I love noodle salads and I was trolling the internet looking for more recipes when I came across this intriguing Turkey Thai Noodle Salad recipe on Taste.com.au.
Thanks to a recent dinner of beef machaca and pico de gallo salsa, I had all of the ingredients except for vermicelli noodles on hand. I'm not a huge fan of vermicelli noodles anyway, so I happily substituted some udon. I was a little apprehensive about the dressing of sweet chilli sauce and fish sauce, but it turns out that it is a winning combination and it matches the texture of the udon noodles perfectly. It's a very soft-textured salad, the only crunch comes from the nuts. The noodles, the turkey, the herbs are all very gentle in texture but it really works.

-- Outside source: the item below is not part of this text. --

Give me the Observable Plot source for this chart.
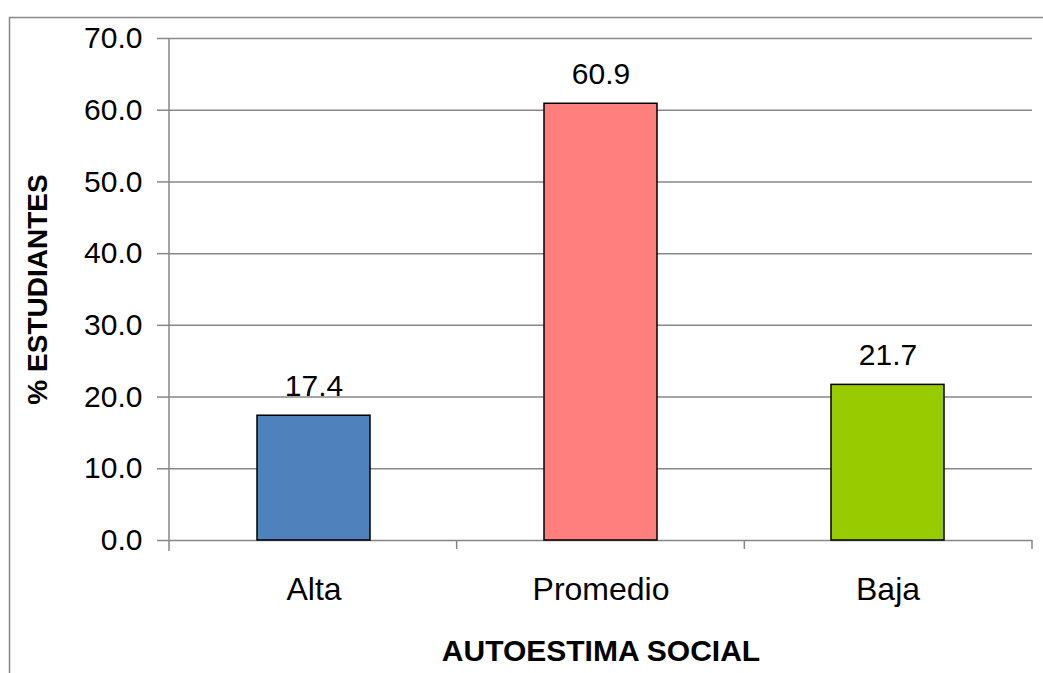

I never would have thought to put turkey in a Thai inspired salad, but this was a perfect way to use up some leftovers.
Turkey Thai Noodle Salad
adapted from this recipe posted on Taste.com.au
100g udon noodles
3/4 cups cooked turkey, shredded
100g red cherry tomatoes, halved
1/2 small red onion diced
1 tablespoon fish sauce
2 tablespoons sweet chilli sauce
1/4 cup of whole coriander leaves
2 tablespoons of shredded mint
2 tablespoons chopped roasted almonds
Cook the udon noodles according to packet directions.
Meanwhile, place the turkey, tomatoes and onion in a bowl and set aside.
To make the dressing, place the fish sauce and sweet chilli sauce in a small bowl and whisk to combine.
Combine the noodles, turkey mixture, coriander and mint.
Drizzle with the dressing and toss to coat. Divide noodle salad between serving bowls and sprinkle with cashews. Serve with lime wedges.
Thanks to a huge backlog of posts, the posting of this recipe has been a little delayed. It was originally made in January 2009.